+++ STORED DATA +++

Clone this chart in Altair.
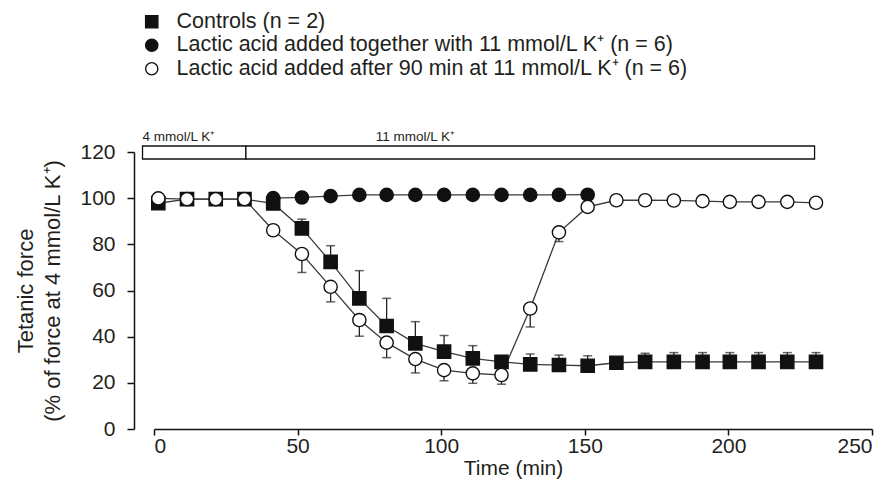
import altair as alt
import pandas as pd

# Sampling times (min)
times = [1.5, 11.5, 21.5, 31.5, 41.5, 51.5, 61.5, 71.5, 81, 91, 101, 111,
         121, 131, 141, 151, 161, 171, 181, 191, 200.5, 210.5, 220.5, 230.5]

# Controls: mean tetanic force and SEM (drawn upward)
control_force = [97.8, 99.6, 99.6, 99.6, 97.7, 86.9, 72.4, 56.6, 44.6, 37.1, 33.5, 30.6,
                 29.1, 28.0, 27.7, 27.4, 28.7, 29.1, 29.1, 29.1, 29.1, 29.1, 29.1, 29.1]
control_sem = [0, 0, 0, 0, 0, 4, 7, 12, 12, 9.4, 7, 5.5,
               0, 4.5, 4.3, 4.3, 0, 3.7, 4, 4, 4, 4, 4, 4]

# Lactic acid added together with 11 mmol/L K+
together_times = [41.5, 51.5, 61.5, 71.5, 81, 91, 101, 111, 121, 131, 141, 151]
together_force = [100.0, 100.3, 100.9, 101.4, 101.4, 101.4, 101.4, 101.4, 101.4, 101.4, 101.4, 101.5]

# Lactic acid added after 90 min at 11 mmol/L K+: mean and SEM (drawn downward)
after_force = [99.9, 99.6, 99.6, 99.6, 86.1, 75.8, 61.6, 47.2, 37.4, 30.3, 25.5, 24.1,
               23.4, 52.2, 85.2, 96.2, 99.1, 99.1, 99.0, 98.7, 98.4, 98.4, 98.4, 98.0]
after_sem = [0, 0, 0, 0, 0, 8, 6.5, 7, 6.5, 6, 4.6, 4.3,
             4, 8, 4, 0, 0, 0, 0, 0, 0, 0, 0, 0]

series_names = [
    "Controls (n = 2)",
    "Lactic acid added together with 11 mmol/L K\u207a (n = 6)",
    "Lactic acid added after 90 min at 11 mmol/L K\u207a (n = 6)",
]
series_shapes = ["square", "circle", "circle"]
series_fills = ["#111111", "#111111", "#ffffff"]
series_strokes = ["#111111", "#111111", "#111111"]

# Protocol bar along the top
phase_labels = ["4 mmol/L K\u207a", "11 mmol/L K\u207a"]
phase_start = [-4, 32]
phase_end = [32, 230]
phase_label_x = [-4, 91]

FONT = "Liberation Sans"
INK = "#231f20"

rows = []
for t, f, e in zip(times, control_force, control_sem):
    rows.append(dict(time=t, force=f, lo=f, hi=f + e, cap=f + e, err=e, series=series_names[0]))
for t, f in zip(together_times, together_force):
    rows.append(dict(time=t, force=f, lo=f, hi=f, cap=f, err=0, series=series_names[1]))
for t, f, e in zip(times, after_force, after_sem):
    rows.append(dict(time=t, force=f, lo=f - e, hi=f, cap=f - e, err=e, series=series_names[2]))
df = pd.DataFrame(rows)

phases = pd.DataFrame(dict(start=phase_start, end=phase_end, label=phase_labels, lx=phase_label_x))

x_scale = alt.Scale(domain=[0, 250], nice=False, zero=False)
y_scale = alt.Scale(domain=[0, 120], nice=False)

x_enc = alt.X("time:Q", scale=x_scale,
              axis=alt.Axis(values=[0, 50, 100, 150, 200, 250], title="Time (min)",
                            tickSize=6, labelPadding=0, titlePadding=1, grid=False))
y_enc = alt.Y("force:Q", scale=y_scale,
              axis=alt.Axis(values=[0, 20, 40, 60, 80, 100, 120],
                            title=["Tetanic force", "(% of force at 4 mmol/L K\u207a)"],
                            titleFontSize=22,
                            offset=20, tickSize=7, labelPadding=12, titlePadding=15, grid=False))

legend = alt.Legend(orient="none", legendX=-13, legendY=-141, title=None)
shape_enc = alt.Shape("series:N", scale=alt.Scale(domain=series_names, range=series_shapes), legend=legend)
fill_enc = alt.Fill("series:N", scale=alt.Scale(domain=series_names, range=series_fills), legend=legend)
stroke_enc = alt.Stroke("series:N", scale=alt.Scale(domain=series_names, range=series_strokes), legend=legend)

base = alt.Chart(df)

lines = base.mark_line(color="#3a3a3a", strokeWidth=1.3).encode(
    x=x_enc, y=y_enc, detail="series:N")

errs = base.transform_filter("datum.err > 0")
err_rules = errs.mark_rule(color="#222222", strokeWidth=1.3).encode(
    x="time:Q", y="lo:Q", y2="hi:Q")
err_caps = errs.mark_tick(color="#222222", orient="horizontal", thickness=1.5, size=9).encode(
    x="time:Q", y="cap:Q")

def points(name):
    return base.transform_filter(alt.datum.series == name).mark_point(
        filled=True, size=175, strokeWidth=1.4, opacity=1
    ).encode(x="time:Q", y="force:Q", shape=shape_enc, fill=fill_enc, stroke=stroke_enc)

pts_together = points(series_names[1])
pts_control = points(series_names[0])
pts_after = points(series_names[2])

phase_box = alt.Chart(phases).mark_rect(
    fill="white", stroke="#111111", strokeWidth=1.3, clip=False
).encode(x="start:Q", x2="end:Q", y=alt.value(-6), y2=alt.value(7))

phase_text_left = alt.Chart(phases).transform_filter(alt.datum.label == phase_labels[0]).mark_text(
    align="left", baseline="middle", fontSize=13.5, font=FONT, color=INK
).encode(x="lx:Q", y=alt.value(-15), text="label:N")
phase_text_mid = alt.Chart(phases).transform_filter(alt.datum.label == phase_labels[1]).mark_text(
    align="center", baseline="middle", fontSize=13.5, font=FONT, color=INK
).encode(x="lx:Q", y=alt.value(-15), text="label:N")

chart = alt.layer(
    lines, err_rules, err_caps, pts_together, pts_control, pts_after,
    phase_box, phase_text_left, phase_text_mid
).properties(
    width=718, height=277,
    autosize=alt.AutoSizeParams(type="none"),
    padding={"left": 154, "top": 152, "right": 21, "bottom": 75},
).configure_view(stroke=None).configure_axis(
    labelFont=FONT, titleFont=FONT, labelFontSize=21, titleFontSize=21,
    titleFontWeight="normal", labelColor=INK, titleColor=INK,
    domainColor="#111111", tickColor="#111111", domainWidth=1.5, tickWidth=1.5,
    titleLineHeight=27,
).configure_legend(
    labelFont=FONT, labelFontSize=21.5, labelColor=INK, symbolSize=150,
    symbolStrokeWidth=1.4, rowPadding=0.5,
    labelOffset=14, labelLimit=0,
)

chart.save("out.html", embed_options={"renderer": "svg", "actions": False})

+++

## [STATED PROBLEM]
Omit the pictures and output all of the other material exactly.

## [RIGHT ANSWER]
Clone this chart in Altair.
import altair as alt
import pandas as pd

# Sampling times (min)
times = [1.5, 11.5, 21.5, 31.5, 41.5, 51.5, 61.5, 71.5, 81, 91, 101, 111,
         121, 131, 141, 151, 161, 171, 181, 191, 200.5, 210.5, 220.5, 230.5]

# Controls: mean tetanic force and SEM (drawn upward)
control_force = [97.8, 99.6, 99.6, 99.6, 97.7, 86.9, 72.4, 56.6, 44.6, 37.1, 33.5, 30.6,
                 29.1, 28.0, 27.7, 27.4, 28.7, 29.1, 29.1, 29.1, 29.1, 29.1, 29.1, 29.1]
control_sem = [0, 0, 0, 0, 0, 4, 7, 12, 12, 9.4, 7, 5.5,
               0, 4.5, 4.3, 4.3, 0, 3.7, 4, 4, 4, 4, 4, 4]

# Lactic acid added together with 11 mmol/L K+
together_times = [41.5, 51.5, 61.5, 71.5, 81, 91, 101, 111, 121, 131, 141, 151]
together_force = [100.0, 100.3, 100.9, 101.4, 101.4, 101.4, 101.4, 101.4, 101.4, 101.4, 101.4, 101.5]

# Lactic acid added after 90 min at 11 mmol/L K+: mean and SEM (drawn downward)
after_force = [99.9, 99.6, 99.6, 99.6, 86.1, 75.8, 61.6, 47.2, 37.4, 30.3, 25.5, 24.1,
               23.4, 52.2, 85.2, 96.2, 99.1, 99.1, 99.0, 98.7, 98.4, 98.4, 98.4, 98.0]
after_sem = [0, 0, 0, 0, 0, 8, 6.5, 7, 6.5, 6, 4.6, 4.3,
             4, 8, 4, 0, 0, 0, 0, 0, 0, 0, 0, 0]

series_names = [
    "Controls (n = 2)",
    "Lactic acid added together with 11 mmol/L K\u207a (n = 6)",
    "Lactic acid added after 90 min at 11 mmol/L K\u207a (n = 6)",
]
series_shapes = ["square", "circle", "circle"]
series_fills = ["#111111", "#111111", "#ffffff"]
series_strokes = ["#111111", "#111111", "#111111"]

# Protocol bar along the top
phase_labels = ["4 mmol/L K\u207a", "11 mmol/L K\u207a"]
phase_start = [-4, 32]
phase_end = [32, 230]
phase_label_x = [-4, 91]

FONT = "Liberation Sans"
INK = "#231f20"

rows = []
for t, f, e in zip(times, control_force, control_sem):
    rows.append(dict(time=t, force=f, lo=f, hi=f + e, cap=f + e, err=e, series=series_names[0]))
for t, f in zip(together_times, together_force):
    rows.append(dict(time=t, force=f, lo=f, hi=f, cap=f, err=0, series=series_names[1]))
for t, f, e in zip(times, after_force, after_sem):
    rows.append(dict(time=t, force=f, lo=f - e, hi=f, cap=f - e, err=e, series=series_names[2]))
df = pd.DataFrame(rows)

phases = pd.DataFrame(dict(start=phase_start, end=phase_end, label=phase_labels, lx=phase_label_x))

x_scale = alt.Scale(domain=[0, 250], nice=False, zero=False)
y_scale = alt.Scale(domain=[0, 120], nice=False)

x_enc = alt.X("time:Q", scale=x_scale,
              axis=alt.Axis(values=[0, 50, 100, 150, 200, 250], title="Time (min)",
                            tickSize=6, labelPadding=0, titlePadding=1, grid=False))
y_enc = alt.Y("force:Q", scale=y_scale,
              axis=alt.Axis(values=[0, 20, 40, 60, 80, 100, 120],
                            title=["Tetanic force", "(% of force at 4 mmol/L K\u207a)"],
                            titleFontSize=22,
                            offset=20, tickSize=7, labelPadding=12, titlePadding=15, grid=False))

legend = alt.Legend(orient="none", legendX=-13, legendY=-141, title=None)
shape_enc = alt.Shape("series:N", scale=alt.Scale(domain=series_names, range=series_shapes), legend=legend)
fill_enc = alt.Fill("series:N", scale=alt.Scale(domain=series_names, range=series_fills), legend=legend)
stroke_enc = alt.Stroke("series:N", scale=alt.Scale(domain=series_names, range=series_strokes), legend=legend)

base = alt.Chart(df)

lines = base.mark_line(color="#3a3a3a", strokeWidth=1.3).encode(
    x=x_enc, y=y_enc, detail="series:N")

errs = base.transform_filter("datum.err > 0")
err_rules = errs.mark_rule(color="#222222", strokeWidth=1.3).encode(
    x="time:Q", y="lo:Q", y2="hi:Q")
err_caps = errs.mark_tick(color="#222222", orient="horizontal", thickness=1.5, size=9).encode(
    x="time:Q", y="cap:Q")

def points(name):
    return base.transform_filter(alt.datum.series == name).mark_point(
        filled=True, size=175, strokeWidth=1.4, opacity=1
    ).encode(x="time:Q", y="force:Q", shape=shape_enc, fill=fill_enc, stroke=stroke_enc)

pts_together = points(series_names[1])
pts_control = points(series_names[0])
pts_after = points(series_names[2])

phase_box = alt.Chart(phases).mark_rect(
    fill="white", stroke="#111111", strokeWidth=1.3, clip=False
).encode(x="start:Q", x2="end:Q", y=alt.value(-6), y2=alt.value(7))

phase_text_left = alt.Chart(phases).transform_filter(alt.datum.label == phase_labels[0]).mark_text(
    align="left", baseline="middle", fontSize=13.5, font=FONT, color=INK
).encode(x="lx:Q", y=alt.value(-15), text="label:N")
phase_text_mid = alt.Chart(phases).transform_filter(alt.datum.label == phase_labels[1]).mark_text(
    align="center", baseline="middle", fontSize=13.5, font=FONT, color=INK
).encode(x="lx:Q", y=alt.value(-15), text="label:N")

chart = alt.layer(
    lines, err_rules, err_caps, pts_together, pts_control, pts_after,
    phase_box, phase_text_left, phase_text_mid
).properties(
    width=718, height=277,
    autosize=alt.AutoSizeParams(type="none"),
    padding={"left": 154, "top": 152, "right": 21, "bottom": 75},
).configure_view(stroke=None).configure_axis(
    labelFont=FONT, titleFont=FONT, labelFontSize=21, titleFontSize=21,
    titleFontWeight="normal", labelColor=INK, titleColor=INK,
    domainColor="#111111", tickColor="#111111", domainWidth=1.5, tickWidth=1.5,
    titleLineHeight=27,
).configure_legend(
    labelFont=FONT, labelFontSize=21.5, labelColor=INK, symbolSize=150,
    symbolStrokeWidth=1.4, rowPadding=0.5,
    labelOffset=14, labelLimit=0,
)

chart.save("out.html", embed_options={"renderer": "svg", "actions": False})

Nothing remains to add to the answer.